Officials recognized early on that simply identifying and defusing IEDs was only part of the solution, Richard Wittstruck, chief engineer for the Army’s Program Executive Office for Intelligence, Electronic Warfare and Sensors here, told American Forces Press Service.
“We can never forget that the device itself is not the threat,” he said. “It’s the tool used by the threat. So we have to address the tool. But if we don’t also address the threat, then they just come up with a different tool.”
So ODIN focused on the human network behind the IED threat, from the people who design and deliver them to the ones who cache them and give the detonation orders.
“You want to get as far left of the boom as you can,” Wittstruck said. “You want to get past the emplacement cycle back into the transit cycle, back into the connection cycle, all the way back to the planning cycle, if you can. And then you want to cut it off there so that they don’t get the rest of those steps in place. And Task Force ODIN provides that capability.”
Wittstruck and his team, along with their colleagues at Army Material Command, were responsible for designing, developing, producing, fielding and sustaining the elements of Task Force ODIN. They include a family of manned and unmanned aerial platforms, their sensors, the communications data links used to transmit the information they collect and the ground-station operations where analysts turn that information into intelligence.
The system proved highly successful after being activated in Iraq in 2007. Two years later, Task Force ODIN brought this new capability to Afghanistan to shore up gaps in the intelligence, surveillance and reconnaissance assets supporting ground troops there.
Army Maj. John Baynard was commander of Bravo Company, 3rd Battalion, 214th Aviation Regiment’s flight company during that first rotation in Afghanistan.
Flying King Air 300 medium-altitude reconnaissance system aircraft over sweeping areas of Regional Command East and Regional Command South, his soldiers provided valuable communications and signals intelligence as well as full-motion video of areas of interest. Meanwhile, various unmanned aerial vehicle platforms augmented their efforts.
“Utilizing our high technology, Task Force ODIN coordinated with ground forces to neutralize numerous high-value targets,” Baynard said in a PEO-IEW&S video. “Targets ranged from financiers of insurgent activities to kidnappers, money launderers and guys who performed indirect-fire operations on coalition bases.”
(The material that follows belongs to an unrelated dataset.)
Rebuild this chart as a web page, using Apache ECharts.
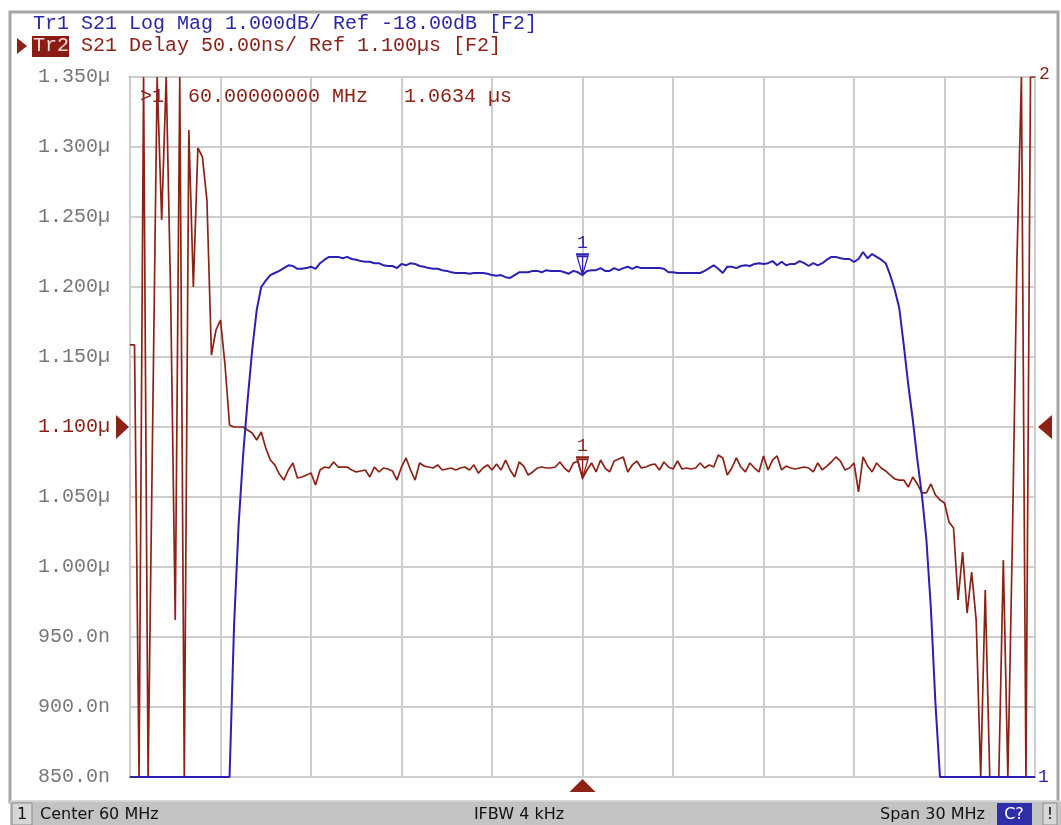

In addition to taking high-value targets off the battlefield, Baynard said, his company also provided ground forces early warning of enemy activity in their operating areas. It’s “an essential capability for coalition forces against an adaptable enemy,” he said.
Since its first deployment, ODIN has matured to the point that it now provides persistent surveillance over vast geographic areas. “They are surveilling across wide areas of real estate, looking for indications of insurgent activity, and then informing a commander in a near-real-time operation of what the threat and situation is so he can be more effective in his maneuvers,” Wittstruck said.
ODIN’s overwatch capability makes it possible to tip off maneuver commanders about anything from movement along a specific goat trail to unusual activities that might indicate enemy operations under way or being planned, Wittstruck said.
For example, a local marketplace typically is packed at about 3 every afternoon as families shop for their dinners. What does it mean when, for some unexplainable reason, it’s empty one afternoon?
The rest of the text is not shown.